Tuesday, 3 November 2009

Can teaching a baby to read be coercive?




Somebody asked a few days ago how I would have coped had my daughter showed any reluctance in learning to read. I honestly had trouble answering this question, because I could not imagine such a situation arising. I thought it worth giving a brief account of the process in order to show what I mean and to demonstrate the great advantages of getting reading under way as early as possible. The lower of the two pictures above, shows my daughter's bedroom wall when she was fifteen months old. By the time that this photograph was taken, my daughter was already able to read out loud the first nine cardinal numbers and point to them when requested.


As can be seen, the wall display is very simple and uncluttered. I used to hold my daughter up to each shape in turn, naming it and then asking her, "Again?" It was a favourite game of hers. I used to swing her up dramatically and shout, "Triangle" or "Green circle". She tried to copy what I was saying. I would also move her to one of the numbers and name it. This was all part of the normal playing about that we did, she certainly did not know that she was being taught! Babies love the attention of adults like this. When she was in her cot, I would point at the numbers randomly, naming them and then asking her to repeat the name. It only took a month or two for her to pick up the idea and from then on, she would point at numbers in the street and shout out their names. In effect, the main part of reading was thus acquired painlessly well before she was eighteen months old.

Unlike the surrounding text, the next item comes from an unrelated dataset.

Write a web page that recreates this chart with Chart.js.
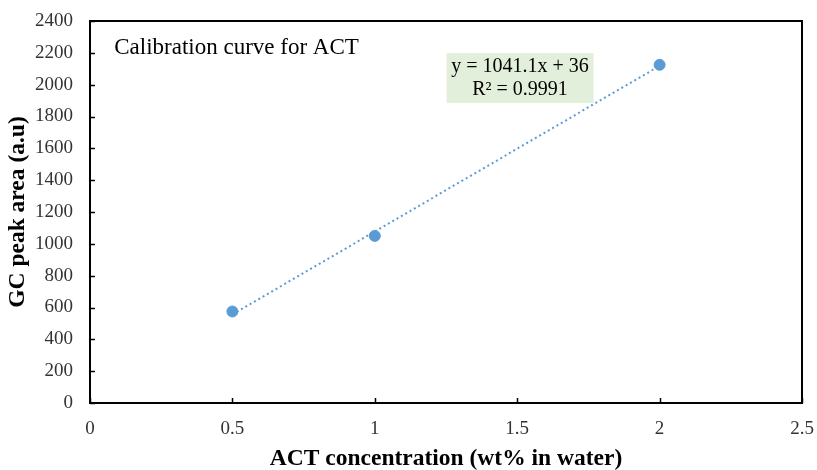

Reading words took a little longer. However, she was reading individual words by seventeen months and by two years and three months she was reading children's books fluently. The great thing about this was that once it was done, it was done. Because she learned to read as she learned to speak, reading is as completely natural to her as speaking. If there is a disadvantage to this system, I have not seen it. Of course, scanning rapidly from left to right was not possible until twenty months or so. This is simply a neurological limitation and had to be accepted. Reading words individually is quite a different matter. They are grasped as a whole thing, what the Germans call a gestalte. The individual letters are seldom scanned laboriously from left to right as is the case with reading sentences. Of course numbers are easier still, because they are one squiggle, rather than several. This of course led quite naturally to the reading of Chinese.
The top picture shows a couple of displays in my daughters bedroom, one when she was two and the other a few months later. We experimented with various numbers, for example the Bengali numbers may be seen, as well as Roman Numerals. This was to get her used to the idea of different squiggles meaning different things. The Chinese ideograms were brilliant, an entire word in one squiggle, with no sequencing. I dare say some will be aware that dyslexia is primarily a problem with alphabetic systems and that it is all but unheard of in China? This is because you can read one word at a glance, without trying to decode it and then synthesise it. By two and a half, Simone had a fair sight vocabulary in Chinese, but this ultimately seemed a sterile experiment and so i discontinued it.
I have to say that for my daughter, it was tremendous fun to be able to make sense of the world in this way. I took her into a chip shop in her buggy when she was two and she became excited at seeing a Chinese poster on the wall. It gave her great satisfaction to read some of the words. I cannot imagine why I would not have done all this. It was great fun for me, and great fun for her. It also enabled her to start making sense of the world around her at a much earlier age than is common. I have a suspicion that problems set in if this is all left until a child is old enough to realise what is going on.